+++ PROVIDED DATA +++

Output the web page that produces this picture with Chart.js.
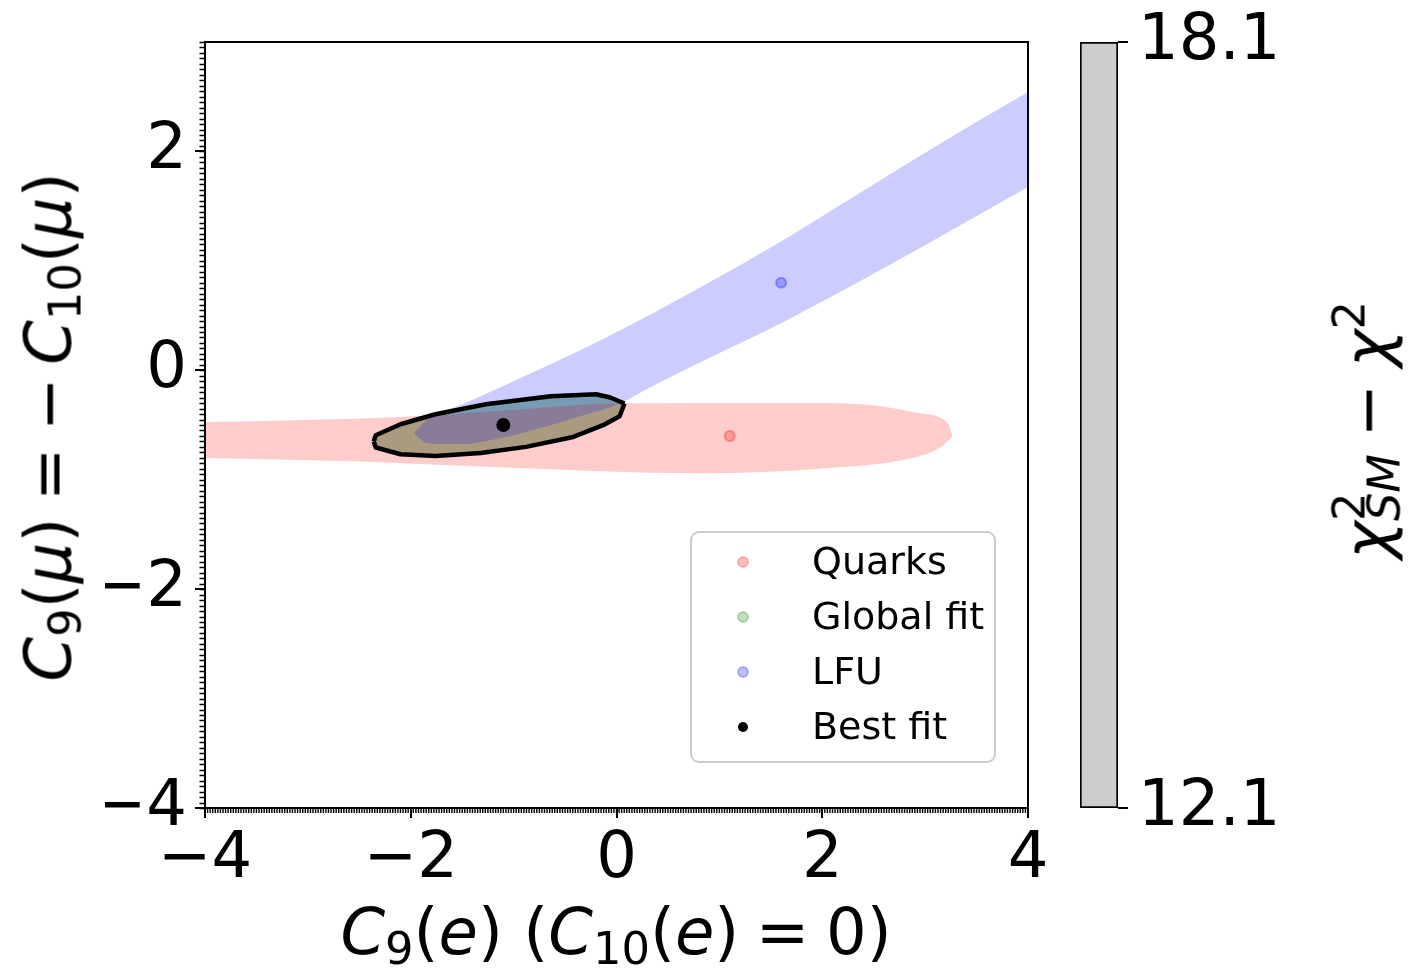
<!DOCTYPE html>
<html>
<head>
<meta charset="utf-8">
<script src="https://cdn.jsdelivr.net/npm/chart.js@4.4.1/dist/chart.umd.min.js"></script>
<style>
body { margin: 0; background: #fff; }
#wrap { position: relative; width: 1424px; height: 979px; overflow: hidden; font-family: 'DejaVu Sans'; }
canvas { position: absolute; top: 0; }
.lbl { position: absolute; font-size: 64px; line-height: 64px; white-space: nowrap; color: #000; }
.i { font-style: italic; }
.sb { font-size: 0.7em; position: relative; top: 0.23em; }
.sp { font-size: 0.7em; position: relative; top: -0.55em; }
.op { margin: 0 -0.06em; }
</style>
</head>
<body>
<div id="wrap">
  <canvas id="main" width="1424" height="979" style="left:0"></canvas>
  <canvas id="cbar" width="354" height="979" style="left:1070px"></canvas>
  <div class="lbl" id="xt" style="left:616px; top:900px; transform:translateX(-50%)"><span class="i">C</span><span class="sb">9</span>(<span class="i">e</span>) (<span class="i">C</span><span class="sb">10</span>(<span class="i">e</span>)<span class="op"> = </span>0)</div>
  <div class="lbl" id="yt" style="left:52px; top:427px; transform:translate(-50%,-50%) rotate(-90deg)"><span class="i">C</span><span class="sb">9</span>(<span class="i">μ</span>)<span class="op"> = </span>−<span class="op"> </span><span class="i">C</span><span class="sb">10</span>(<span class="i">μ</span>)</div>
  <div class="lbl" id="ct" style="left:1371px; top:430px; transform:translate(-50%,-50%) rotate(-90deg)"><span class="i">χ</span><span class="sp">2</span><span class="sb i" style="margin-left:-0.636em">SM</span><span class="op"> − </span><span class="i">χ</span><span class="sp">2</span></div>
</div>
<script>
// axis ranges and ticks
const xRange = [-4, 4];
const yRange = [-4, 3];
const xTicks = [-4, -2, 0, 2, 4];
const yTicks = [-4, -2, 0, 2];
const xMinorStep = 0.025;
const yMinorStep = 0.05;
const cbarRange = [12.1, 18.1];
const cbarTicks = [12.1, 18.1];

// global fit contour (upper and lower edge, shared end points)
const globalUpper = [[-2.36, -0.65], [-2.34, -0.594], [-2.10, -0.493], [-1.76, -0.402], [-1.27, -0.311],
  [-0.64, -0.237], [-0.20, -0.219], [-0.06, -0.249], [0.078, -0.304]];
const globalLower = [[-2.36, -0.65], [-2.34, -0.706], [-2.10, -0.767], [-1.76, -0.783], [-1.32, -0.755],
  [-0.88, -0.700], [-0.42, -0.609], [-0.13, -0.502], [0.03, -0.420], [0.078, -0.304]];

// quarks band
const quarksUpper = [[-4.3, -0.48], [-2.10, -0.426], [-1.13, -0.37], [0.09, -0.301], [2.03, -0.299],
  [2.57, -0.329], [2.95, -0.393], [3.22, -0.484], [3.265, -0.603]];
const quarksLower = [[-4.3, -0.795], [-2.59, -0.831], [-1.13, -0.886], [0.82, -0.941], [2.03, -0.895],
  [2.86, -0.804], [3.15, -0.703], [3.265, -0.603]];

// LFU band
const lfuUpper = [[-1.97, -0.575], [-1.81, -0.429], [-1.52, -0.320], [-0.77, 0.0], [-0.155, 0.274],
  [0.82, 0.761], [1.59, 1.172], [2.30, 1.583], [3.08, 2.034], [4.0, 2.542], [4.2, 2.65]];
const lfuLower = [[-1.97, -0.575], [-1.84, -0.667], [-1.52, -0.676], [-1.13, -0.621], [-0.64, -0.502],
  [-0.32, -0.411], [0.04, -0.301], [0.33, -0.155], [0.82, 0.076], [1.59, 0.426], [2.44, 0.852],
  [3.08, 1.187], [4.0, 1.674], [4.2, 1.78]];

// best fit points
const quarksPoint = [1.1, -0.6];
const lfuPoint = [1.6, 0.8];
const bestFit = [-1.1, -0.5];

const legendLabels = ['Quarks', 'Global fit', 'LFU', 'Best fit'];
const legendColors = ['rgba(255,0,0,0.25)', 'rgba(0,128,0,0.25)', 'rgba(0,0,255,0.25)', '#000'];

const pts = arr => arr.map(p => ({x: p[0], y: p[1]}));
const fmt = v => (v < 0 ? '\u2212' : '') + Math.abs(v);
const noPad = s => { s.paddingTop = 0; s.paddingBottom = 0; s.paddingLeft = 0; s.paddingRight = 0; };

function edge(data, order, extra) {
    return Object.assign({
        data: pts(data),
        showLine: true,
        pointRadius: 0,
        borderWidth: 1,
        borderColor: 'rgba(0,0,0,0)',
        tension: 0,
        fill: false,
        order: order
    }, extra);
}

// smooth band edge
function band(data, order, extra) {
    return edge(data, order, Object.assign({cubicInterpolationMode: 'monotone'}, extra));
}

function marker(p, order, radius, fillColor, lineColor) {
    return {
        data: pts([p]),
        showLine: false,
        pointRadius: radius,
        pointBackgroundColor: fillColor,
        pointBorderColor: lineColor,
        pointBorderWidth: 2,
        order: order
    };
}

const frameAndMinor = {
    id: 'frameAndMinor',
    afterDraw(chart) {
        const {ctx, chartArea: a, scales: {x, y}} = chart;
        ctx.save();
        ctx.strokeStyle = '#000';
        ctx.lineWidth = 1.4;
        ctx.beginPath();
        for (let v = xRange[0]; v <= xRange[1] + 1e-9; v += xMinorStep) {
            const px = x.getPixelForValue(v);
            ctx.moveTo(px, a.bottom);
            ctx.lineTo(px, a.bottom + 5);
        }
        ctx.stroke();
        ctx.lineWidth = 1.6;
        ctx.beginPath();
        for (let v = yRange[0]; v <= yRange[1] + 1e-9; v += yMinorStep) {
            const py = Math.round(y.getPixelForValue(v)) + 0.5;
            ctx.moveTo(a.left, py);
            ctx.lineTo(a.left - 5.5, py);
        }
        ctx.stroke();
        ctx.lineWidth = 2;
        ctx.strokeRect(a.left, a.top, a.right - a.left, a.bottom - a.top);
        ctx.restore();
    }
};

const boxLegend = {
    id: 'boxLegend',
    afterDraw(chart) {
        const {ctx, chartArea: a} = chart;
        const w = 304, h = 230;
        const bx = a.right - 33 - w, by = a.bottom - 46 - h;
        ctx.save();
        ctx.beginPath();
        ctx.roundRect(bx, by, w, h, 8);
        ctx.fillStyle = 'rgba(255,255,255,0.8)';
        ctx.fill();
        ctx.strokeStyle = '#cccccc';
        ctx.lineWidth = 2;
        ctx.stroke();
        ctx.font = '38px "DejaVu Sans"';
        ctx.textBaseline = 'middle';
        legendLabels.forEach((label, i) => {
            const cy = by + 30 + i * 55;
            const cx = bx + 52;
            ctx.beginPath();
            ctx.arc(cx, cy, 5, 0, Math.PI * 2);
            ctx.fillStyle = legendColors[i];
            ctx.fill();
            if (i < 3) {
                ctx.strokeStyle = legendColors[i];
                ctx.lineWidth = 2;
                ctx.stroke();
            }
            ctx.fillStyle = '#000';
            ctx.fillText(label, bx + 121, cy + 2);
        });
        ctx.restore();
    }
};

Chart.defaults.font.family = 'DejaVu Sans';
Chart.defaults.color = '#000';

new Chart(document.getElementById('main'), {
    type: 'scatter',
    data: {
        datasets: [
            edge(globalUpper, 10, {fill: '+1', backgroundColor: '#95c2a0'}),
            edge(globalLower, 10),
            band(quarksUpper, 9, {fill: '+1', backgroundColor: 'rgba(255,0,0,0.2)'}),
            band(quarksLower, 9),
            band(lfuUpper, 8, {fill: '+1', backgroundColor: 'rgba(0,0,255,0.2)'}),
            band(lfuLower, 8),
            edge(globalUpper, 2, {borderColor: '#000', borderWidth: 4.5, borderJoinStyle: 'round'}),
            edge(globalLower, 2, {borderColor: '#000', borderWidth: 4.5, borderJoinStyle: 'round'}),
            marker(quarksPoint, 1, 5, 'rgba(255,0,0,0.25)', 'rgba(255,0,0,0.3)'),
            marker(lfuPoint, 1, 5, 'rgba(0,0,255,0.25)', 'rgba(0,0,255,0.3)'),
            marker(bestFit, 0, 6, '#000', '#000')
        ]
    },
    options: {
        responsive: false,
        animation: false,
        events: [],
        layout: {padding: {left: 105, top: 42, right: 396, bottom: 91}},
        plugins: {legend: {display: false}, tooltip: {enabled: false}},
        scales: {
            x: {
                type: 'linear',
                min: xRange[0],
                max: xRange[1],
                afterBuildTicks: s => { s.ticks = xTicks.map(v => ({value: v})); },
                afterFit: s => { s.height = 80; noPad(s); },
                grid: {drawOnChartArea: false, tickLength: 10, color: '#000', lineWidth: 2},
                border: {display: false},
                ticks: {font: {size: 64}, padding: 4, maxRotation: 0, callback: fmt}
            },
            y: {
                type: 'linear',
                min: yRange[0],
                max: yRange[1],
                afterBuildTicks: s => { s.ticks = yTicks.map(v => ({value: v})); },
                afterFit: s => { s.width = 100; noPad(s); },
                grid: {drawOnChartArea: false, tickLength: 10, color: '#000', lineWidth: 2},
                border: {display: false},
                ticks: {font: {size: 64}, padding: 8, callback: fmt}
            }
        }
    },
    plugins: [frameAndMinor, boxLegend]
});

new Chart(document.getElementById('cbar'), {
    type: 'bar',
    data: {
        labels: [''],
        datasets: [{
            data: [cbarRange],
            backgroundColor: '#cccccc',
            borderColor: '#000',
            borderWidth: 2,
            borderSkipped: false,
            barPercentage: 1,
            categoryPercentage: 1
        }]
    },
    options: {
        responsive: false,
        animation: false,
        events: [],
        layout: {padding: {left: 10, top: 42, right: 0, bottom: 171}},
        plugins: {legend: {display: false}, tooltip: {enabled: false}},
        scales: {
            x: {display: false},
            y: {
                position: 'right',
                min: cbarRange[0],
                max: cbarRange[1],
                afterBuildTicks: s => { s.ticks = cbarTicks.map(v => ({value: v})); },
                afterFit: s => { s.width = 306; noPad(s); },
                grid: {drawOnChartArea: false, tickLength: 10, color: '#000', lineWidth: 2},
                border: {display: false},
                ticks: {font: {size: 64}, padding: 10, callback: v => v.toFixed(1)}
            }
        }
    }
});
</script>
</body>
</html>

+++

From the first line above to the line containing "const cbarTicks = [12.1, 18.1];", repeat each line exactly. Pictures stay out.

Output the web page that produces this picture with Chart.js.
<!DOCTYPE html>
<html>
<head>
<meta charset="utf-8">
<script src="https://cdn.jsdelivr.net/npm/chart.js@4.4.1/dist/chart.umd.min.js"></script>
<style>
body { margin: 0; background: #fff; }
#wrap { position: relative; width: 1424px; height: 979px; overflow: hidden; font-family: 'DejaVu Sans'; }
canvas { position: absolute; top: 0; }
.lbl { position: absolute; font-size: 64px; line-height: 64px; white-space: nowrap; color: #000; }
.i { font-style: italic; }
.sb { font-size: 0.7em; position: relative; top: 0.23em; }
.sp { font-size: 0.7em; position: relative; top: -0.55em; }
.op { margin: 0 -0.06em; }
</style>
</head>
<body>
<div id="wrap">
  <canvas id="main" width="1424" height="979" style="left:0"></canvas>
  <canvas id="cbar" width="354" height="979" style="left:1070px"></canvas>
  <div class="lbl" id="xt" style="left:616px; top:900px; transform:translateX(-50%)"><span class="i">C</span><span class="sb">9</span>(<span class="i">e</span>) (<span class="i">C</span><span class="sb">10</span>(<span class="i">e</span>)<span class="op"> = </span>0)</div>
  <div class="lbl" id="yt" style="left:52px; top:427px; transform:translate(-50%,-50%) rotate(-90deg)"><span class="i">C</span><span class="sb">9</span>(<span class="i">μ</span>)<span class="op"> = </span>−<span class="op"> </span><span class="i">C</span><span class="sb">10</span>(<span class="i">μ</span>)</div>
  <div class="lbl" id="ct" style="left:1371px; top:430px; transform:translate(-50%,-50%) rotate(-90deg)"><span class="i">χ</span><span class="sp">2</span><span class="sb i" style="margin-left:-0.636em">SM</span><span class="op"> − </span><span class="i">χ</span><span class="sp">2</span></div>
</div>
<script>
// axis ranges and ticks
const xRange = [-4, 4];
const yRange = [-4, 3];
const xTicks = [-4, -2, 0, 2, 4];
const yTicks = [-4, -2, 0, 2];
const xMinorStep = 0.025;
const yMinorStep = 0.05;
const cbarRange = [12.1, 18.1];
const cbarTicks = [12.1, 18.1];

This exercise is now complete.